For \( i=j=k \), we have
\[ c_{iii} = \tfrac{1}{2} \left( \frac{\partial M_{ii}}{\partial q_i} + \frac{\partial M_{ii}}{\partial q_i} - \frac{\partial M_{ii}}{\partial q_i} \right) = \tfrac{1}{2}\frac{\partial m_i(q_i)}{\partial q_i}. \]
For indices with \( i=j \neq k \) or \( i=k \neq j \), derivatives of off-diagonal entries are zero, so \( c_{iik} = c_{iki} = 0 \). Therefore, the only nonzero Christoffel symbols are \( c_{iii} = \tfrac{1}{2}m_i^{\prime}(q_i) \), and the Coriolis term is purely "self-coupling" in each joint.
Problem 5 (Algorithmic complexity): For a general \(n\)-DOF manipulator, estimate the computational complexity (in big-O notation) of computing all Christoffel symbols \( c_{ijk} \) from \( \mathbf{M}(\mathbf{q}) \), assuming that each partial derivative \( \partial M_{ij}/\partial q_k \) can be evaluated in constant time.
Solution:
The inertia matrix has \( n^2 \) entries, but the Christoffel symbols are indexed by three indices. For each triple \( (i,j,k) \) with \( i,j,k \in \{1,\dots,n\} \), we compute a constant-size combination of three partial derivatives. There are \( n^3 \) such index triples, so the complexity is \( \mathcal{O}(n^3) \). In practice, symmetry of \( \mathbf{M} \) and \( c_{ijk} = c_{ikj} \) can be exploited to reduce constant factors.
11. Summary
In this lesson we connected the configuration-dependent inertia matrix \( \mathbf{M}(\mathbf{q}) \) to the Christoffel symbols of the second kind \( c_{ijk}(\mathbf{q}) \), and from there to the Coriolis/centrifugal matrix \( \mathbf{C}(\mathbf{q},\dot{\mathbf{q}}) \). We derived the standard expression for \( c_{ijk} \) directly from the kinetic energy and Lagrange's equations, established the skew-symmetry of \( \dot{\mathbf{M}} - 2\mathbf{C} \), and interpreted this structure in terms of energy conservation.

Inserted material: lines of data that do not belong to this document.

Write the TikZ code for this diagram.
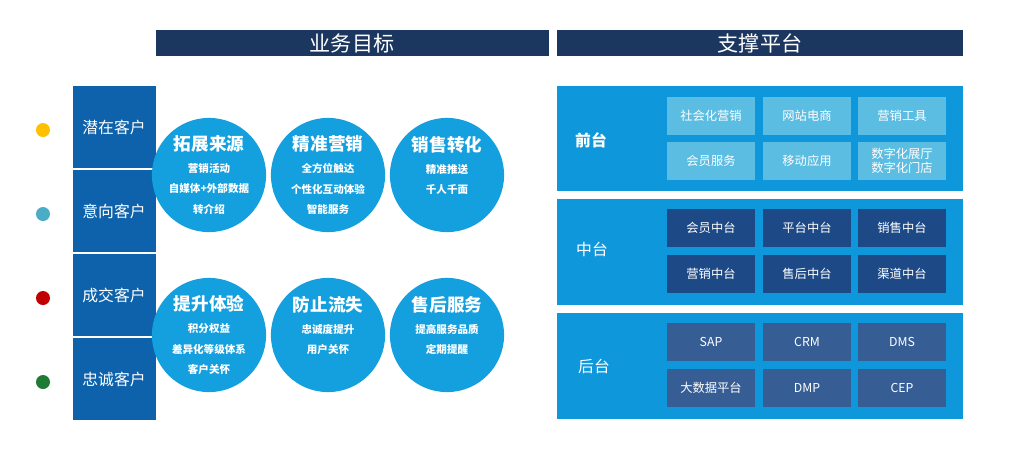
\documentclass[tikz,border=0pt]{standalone}
\usepackage{fontspec}
\setmainfont{Noto Sans CJK SC}
\definecolor{navy}{HTML}{1B365F}
\definecolor{custblue}{HTML}{0D62AB}
\definecolor{circblue}{HTML}{149FDE}
\definecolor{panelblue}{HTML}{0E97DB}
\definecolor{frontbox}{HTML}{5CBDE2}
\definecolor{midbox}{HTML}{1D4A86}
\definecolor{backbox}{HTML}{365E95}
\tikzset{
  header/.style={fill=navy, text=white, font=\fontsize{12}{13}\selectfont, inner sep=0pt},
  custbox/.style={fill=custblue, text=white, font=\fontsize{9}{10}\selectfont, inner sep=0pt},
  goal/.style={circle, fill=circblue, text=white, minimum size=65pt, inner sep=0pt, align=center, font=\fontsize{6}{11.5}\selectfont\bfseries},
  panel/.style={fill=panelblue, inner sep=0pt},
  frontitem/.style={fill=frontbox, text=white, minimum width=50pt, minimum height=21.5pt, inner sep=0pt, align=center, font=\fontsize{7}{8}\selectfont},
  miditem/.style={frontitem, fill=midbox},
  backitem/.style={frontitem, fill=backbox},
  tier/.style={text=white, font=\fontsize{9}{10}\selectfont}
}
\newcommand{\goaltext}[1]{{\fontsize{10}{16}\selectfont #1}\\[1pt]}
\begin{document}
\begin{tikzpicture}[x=0.02cm, y=-0.02cm]
\useasboundingbox (0,0) rectangle (1024,458);
% headers
\fill[navy] (156,30) rectangle (549,56);
\node[header] (goals) at (352,43) {业务目标};
\fill[navy] (557,30) rectangle (963,56);
\node[header] (platform) at (760,43) {支撑平台};
% customers
\foreach \y/\lbl/\col [count=\i] in {86/潜在客户/FFC000, 170/意向客户/4BACC6, 254/成交客户/C00000, 338/忠诚客户/1E7B34}{
  \definecolor{dotcol}{HTML}{\col}
  \fill[custblue] (73,\y) rectangle (156,\y+82);
  \node[custbox] (cust\i) at (114,\y+41) {\lbl};
  \fill[dotcol] (43,\y+44) circle (7);
}
% goals
\node[goal] (expand) at (209,175) {\goaltext{拓展来源}营销活动\\自媒体+外部数据\\转介绍};
\node[goal] (precise) at (328,175) {\goaltext{精准营销}全方位触达\\个性化互动体验\\智能服务};
\node[goal] (convert) at (447,175) {\goaltext{销售转化}精准推送\\千人千面\\\mbox{}};
\node[goal] (improve) at (209,335) {\goaltext{提升体验}积分权益\\差异化等级体系\\客户关怀};
\node[goal] (retain) at (328,335) {\goaltext{防止流失}忠诚度提升\\用户关怀\\\mbox{}};
\node[goal] (after) at (447,335) {\goaltext{售后服务}提高服务品质\\定期提醒\\\mbox{}};
% platform tiers
\fill[panelblue] (557,86) rectangle (963,191);
\fill[panelblue] (557,199) rectangle (963,305);
\fill[panelblue] (557,313) rectangle (963,419);
\node[tier, font=\fontsize{9}{10}\selectfont\bfseries] (front) at (591,140) {前台};
\node[tier] (middle) at (592,249) {中台};
\node[tier] (back) at (594,366) {后台};
\node[frontitem] (f1) at (711,116) {社会化营销};
\node[frontitem] (f2) at (807,116) {网站电商};
\node[frontitem] (f3) at (902,116) {营销工具};
\node[frontitem] (f4) at (711,161) {会员服务};
\node[frontitem] (f5) at (807,161) {移动应用};
\node[frontitem] (f6) at (902,161) {数字化展厅\\数字化门店};
\node[miditem] (m1) at (711,228) {会员中台};
\node[miditem] (m2) at (807,228) {平台中台};
\node[miditem] (m3) at (902,228) {销售中台};
\node[miditem] (m4) at (711,274) {营销中台};
\node[miditem] (m5) at (807,274) {售后中台};
\node[miditem] (m6) at (902,274) {渠道中台};
\node[backitem] (b1) at (711,342) {SAP};
\node[backitem] (b2) at (807,342) {CRM};
\node[backitem] (b3) at (902,342) {DMS};
\node[backitem] (b4) at (711,388) {大数据平台};
\node[backitem] (b5) at (807,388) {DMP};
\node[backitem] (b6) at (902,388) {CEP};
\end{tikzpicture}
\end{document}
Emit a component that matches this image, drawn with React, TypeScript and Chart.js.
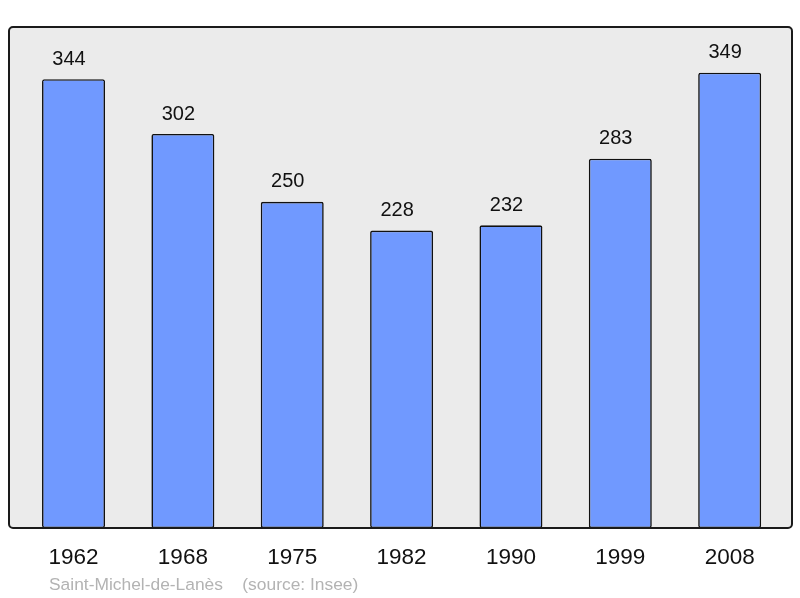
import { useEffect, useRef } from "react"
import { Chart, registerables } from "chart.js"

Chart.register(...registerables)

const years = ["1962", "1968", "1975", "1982", "1990", "1999", "2008"]
const population = [344, 302, 250, 228, 232, 283, 349]
const footerText = "Saint-Michel-de-Lanès    (source: Insee)"

const FONT = "'Liberation Sans', Arial, sans-serif"

// fond gris + cadre arrondi autour de la zone du graphique
const framePlugin = {
  id: "frame",
  beforeDatasetsDraw(chart: Chart) {
    const { ctx, chartArea } = chart
    ctx.save()
    ctx.beginPath()
    ctx.roundRect(chartArea.left, chartArea.top, chartArea.width, chartArea.height, 4)
    ctx.fillStyle = "#ebebeb"
    ctx.fill()
    ctx.restore()
  },
  afterDatasetsDraw(chart: Chart) {
    const { ctx, chartArea } = chart
    ctx.save()
    ctx.beginPath()
    ctx.roundRect(chartArea.left, chartArea.top, chartArea.width, chartArea.height, 4)
    ctx.lineWidth = 2
    ctx.strokeStyle = "#1a1a1a"
    ctx.stroke()

    // valeurs au-dessus des barres (légèrement décalées à gauche comme l'original)
    const meta = chart.getDatasetMeta(0)
    ctx.font = `20px ${FONT}`
    ctx.fillStyle = "#111"
    ctx.textAlign = "center"
    ctx.textBaseline = "middle"
    meta.data.forEach((bar: any, i: number) => {
      ctx.fillText(String(population[i]), bar.x - 4.5, bar.y - 20)
    })

    // source
    ctx.font = `17.4px ${FONT}`
    ctx.fillStyle = "#b3b3b3"
    ctx.textAlign = "left"
    ctx.fillText(footerText, 49, 585)
    ctx.restore()
  },
}

function PopulationChart() {
  const chartRef = useRef<HTMLCanvasElement>(null)
  const chartInstance = useRef<Chart | null>(null)

  useEffect(() => {
    if (!chartRef.current) return
    if (chartInstance.current) chartInstance.current.destroy()
    const ctx = chartRef.current.getContext("2d")
    if (!ctx) return

    chartInstance.current = new Chart(ctx, {
      type: "bar",
      data: {
        datasets: [
          {
            data: years.map((_, i) => ({ x: i, y: population[i] })),
            backgroundColor: "#7099ff",
            borderColor: "#111",
            borderWidth: 1.6,
            borderRadius: 2,
            borderSkipped: false,
            categoryPercentage: 1,
            barPercentage: 0.576,
          },
        ],
      },
      options: {
        responsive: false,
        animation: false,
        layout: { padding: { left: 9, right: 8, top: 27, bottom: 11 } },
        plugins: {
          legend: { display: false },
          tooltip: { enabled: false },
        },
        scales: {
          x: {
            type: "linear",
            offset: false,
            min: -0.59,
            max: 6.57,
            afterBuildTicks: (axis: any) => {
              axis.ticks = years.map((_, i) => ({ value: i }))
            },
            grid: { display: false, drawTicks: false },
            border: { display: false },
            ticks: {
              padding: 16,
              color: "#111",
              font: { family: FONT, size: 22.5 },
              callback: (value: any) => years[value as number] ?? "",
              maxRotation: 0,
              autoSkip: false,
            },
          },
          y: {
            display: false,
            min: 0,
            max: 384,
          },
        },
      },
      plugins: [framePlugin],
    } as any)

    return () => {
      if (chartInstance.current) {
        chartInstance.current.destroy()
        chartInstance.current = null
      }
    }
  }, [])

  return <canvas ref={chartRef} width={800} height={598} />
}

export default function App() {
  return (
    <div style={{ position: "absolute", left: 0, top: 0, width: 800, height: 598, background: "#fff" }}>
      <PopulationChart />
    </div>
  )
}
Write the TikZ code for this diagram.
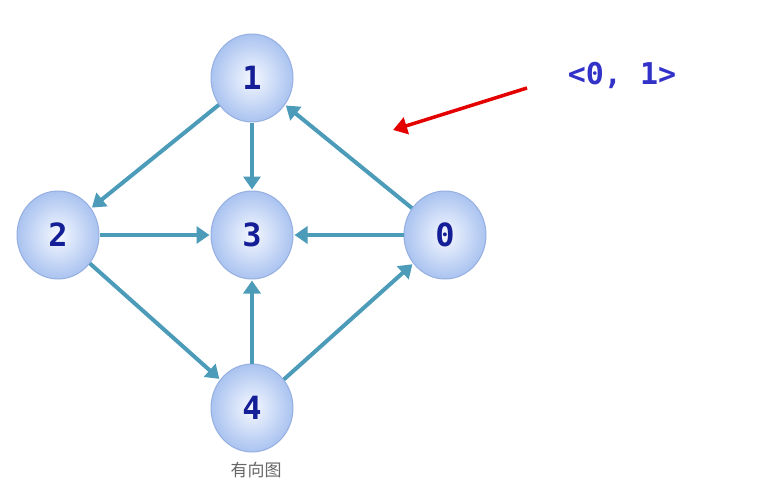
\documentclass[tikz,border=0pt]{standalone}
\usepackage{fontspec}
\setmonofont{DejaVu Sans Mono}
\newfontfamily\cjk{Noto Sans CJK SC}
\usetikzlibrary{arrows.meta,shapes.geometric}
\definecolor{edge}{RGB}{75,155,185}
\definecolor{nodeborder}{RGB}{150,175,225}
\definecolor{nodein}{RGB}{245,248,255}
\definecolor{nodeout}{RGB}{170,195,240}
\definecolor{numblue}{RGB}{20,30,150}
\definecolor{labblue}{RGB}{50,50,200}
\tikzset{
  vert/.style={ellipse, minimum width=82pt, minimum height=88pt, draw=nodeborder, line width=1pt,
    inner color=nodein, outer color=nodeout, font=\ttfamily\bfseries\fontsize{32}{32}\selectfont, text=numblue},
  arc/.style={draw=edge, line width=4pt, -{Triangle[length=13pt,width=17pt]}, shorten >=1pt, shorten <=0pt}
}
\begin{document}
\begin{tikzpicture}[x=1pt,y=-1pt]
\useasboundingbox (0,0) rectangle (763,490);
\node[vert] (n1) at (252,78) {1};
\node[vert] (n2) at (58,235) {2};
\node[vert] (n3) at (252,235) {3};
\node[vert] (n0) at (445,235) {0};
\node[vert] (n4) at (252,408) {4};
\draw[arc] (n1) -- (n2);
\draw[arc] (n1) -- (n3);
\draw[arc] (n0) -- (n1);
\draw[arc] (n2) -- (n3);
\draw[arc] (n0) -- (n3);
\draw[arc] (n2) -- (n4);
\draw[arc] (n4) -- (n3);
\draw[arc] (n4) -- (n0);
\node[font=\ttfamily\bfseries\fontsize{30}{30}\selectfont, text=labblue] (lab) at (622,75) {<0, 1>};
\coordinate (tipc) at (393,130);
\draw[red!90!black, line width=3.5pt, -{Triangle[length=14pt,width=17pt]}] (527,88) -- (tipc);
\node[font=\cjk\fontsize{17}{17}\selectfont, text=black!60] (cap) at (256,470) {有向图};
\end{tikzpicture}
\end{document}
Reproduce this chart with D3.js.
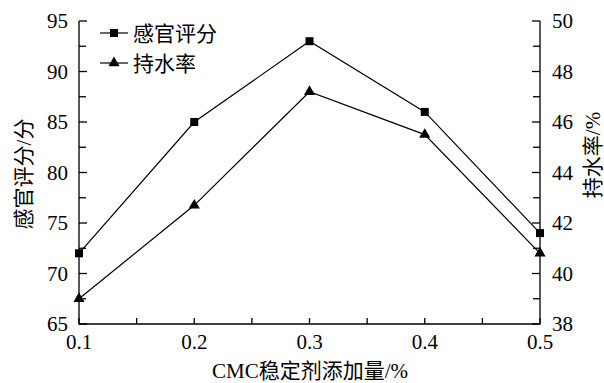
<!DOCTYPE html>
<html>
<head>
<meta charset="utf-8">
<script src="https://cdn.jsdelivr.net/npm/d3@7"></script>
<style>
  html, body { margin: 0; padding: 0; background: #fff; }
  svg text { font-family: "Liberation Serif", "Times New Roman", "Noto Sans CJK SC", serif; fill: #000; }
</style>
</head>
<body>
<svg id="chart" width="604" height="383"></svg>
<script>
// CMC stabilizer dosage (%)
const dosage = [0.1, 0.2, 0.3, 0.4, 0.5];
// Sensory score (points) — left axis
const sensoryScore = [72, 85, 93, 86, 74];
// Water holding capacity (%) — right axis
const waterHolding = [39.0, 42.7, 47.2, 45.5, 40.8];

const xTicks = [0.1, 0.2, 0.3, 0.4, 0.5];
const xMinorTicks = [0.15, 0.25, 0.35, 0.45];
const yLeftTicks = [65, 70, 75, 80, 85, 90, 95];
const yLeftMinor = [67.5, 72.5, 77.5, 82.5, 87.5, 92.5];
const yRightTicks = [38, 40, 42, 44, 46, 48, 50];
const yRightMinor = [39, 41, 43, 45, 47, 49];

const legendLabels = ["感官评分", "持水率"];
const xTitle = "CMC稳定剂添加量/%";
const yLeftTitle = "感官评分/分";
const yRightTitle = "持水率/%";

const svg = d3.select("#chart");
const L = 79, R = 540, T = 21, B = 324;

const x = d3.scaleLinear().domain([0.1, 0.5]).range([L, R]);
const yL = d3.scaleLinear().domain([65, 95]).range([B, T]);
const yR = d3.scaleLinear().domain([38, 50]).range([B, T]);

const tickFont = 21;
const titleFont = 21;

// axis frame: left, bottom, right
const axisG = svg.append("g").attr("stroke", "#000").attr("stroke-width", 1.3).attr("fill", "none");
axisG.append("path").attr("d", `M${L},${T}V${B}H${R}V${T}`);

// left axis ticks (inward)
yLeftTicks.forEach(v => axisG.append("line").attr("x1", L).attr("x2", L + 8).attr("y1", yL(v)).attr("y2", yL(v)));
yLeftMinor.forEach(v => axisG.append("line").attr("x1", L).attr("x2", L + 7).attr("y1", yL(v)).attr("y2", yL(v)));
// right axis ticks (inward)
yRightTicks.forEach(v => axisG.append("line").attr("x1", R).attr("x2", R - 8).attr("y1", yR(v)).attr("y2", yR(v)));
yRightMinor.forEach(v => axisG.append("line").attr("x1", R).attr("x2", R - 7).attr("y1", yR(v)).attr("y2", yR(v)));
// bottom ticks (inward)
xTicks.concat(xMinorTicks).forEach(v => axisG.append("line").attr("x1", x(v)).attr("x2", x(v)).attr("y1", B).attr("y2", B - 6));

// tick labels
svg.append("g").selectAll("text").data(yLeftTicks).join("text")
  .attr("x", L - 11).attr("y", d => yL(d)).attr("dy", "0.34em")
  .attr("text-anchor", "end").attr("font-size", tickFont).text(d => d);
svg.append("g").selectAll("text").data(yRightTicks).join("text")
  .attr("x", R + 12).attr("y", d => yR(d)).attr("dy", "0.34em")
  .attr("text-anchor", "start").attr("font-size", tickFont).text(d => d);
svg.append("g").selectAll("text").data(xTicks).join("text")
  .attr("x", d => x(d)).attr("y", B + 25)
  .attr("text-anchor", "middle").attr("font-size", tickFont).text(d => d3.format(".1f")(d));

// axis titles
svg.append("text").attr("x", 310).attr("y", 378).attr("text-anchor", "middle")
  .attr("font-size", titleFont).text(xTitle);
svg.append("text").attr("transform", `translate(31,174) rotate(-90)`).attr("text-anchor", "middle")
  .attr("font-size", titleFont).text(yLeftTitle);
svg.append("text").attr("transform", `translate(600,155) rotate(-90)`).attr("text-anchor", "middle")
  .attr("font-size", titleFont).text(yRightTitle);

// series lines
const lineL = d3.line().x((d, i) => x(dosage[i])).y(d => yL(d));
const lineR = d3.line().x((d, i) => x(dosage[i])).y(d => yR(d));
svg.append("path").attr("d", lineL(sensoryScore)).attr("fill", "none").attr("stroke", "#000").attr("stroke-width", 1.2);
svg.append("path").attr("d", lineR(waterHolding)).attr("fill", "none").attr("stroke", "#000").attr("stroke-width", 1.2);

const sq = d3.symbol().type(d3.symbolSquare).size(64);
const tri = d3.symbol().type(d3.symbolTriangle).size(54);

svg.append("g").selectAll("path").data(sensoryScore).join("path")
  .attr("d", sq).attr("transform", (d, i) => `translate(${x(dosage[i])},${yL(d)})`).attr("fill", "#000");
svg.append("g").selectAll("path").data(waterHolding).join("path")
  .attr("d", tri).attr("transform", (d, i) => `translate(${x(dosage[i])},${yR(d)})`).attr("fill", "#000");

// legend
const legend = svg.append("g");
const rows = [{ y: 33, sym: sq }, { y: 63, sym: tri }];
rows.forEach((r, i) => {
  legend.append("line").attr("x1", 100).attr("x2", 128).attr("y1", r.y).attr("y2", r.y)
    .attr("stroke", "#000").attr("stroke-width", 1.2);
  legend.append("path").attr("d", r.sym).attr("transform", `translate(114,${r.y})`).attr("fill", "#000");
  legend.append("text").attr("x", 133).attr("y", r.y).attr("dy", "0.36em")
    .attr("font-size", titleFont).text(legendLabels[i]);
});
</script>
</body>
</html>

On the computational side, we showed how to implement these constructions in Python, C++, Java, MATLAB/Simulink, and Wolfram Mathematica for a 2R example and in general. These results form the theoretical and algorithmic foundation upon which subsequent lessons will build, including energy-based analysis, passivity proofs, and multi-DOF manipulator examples.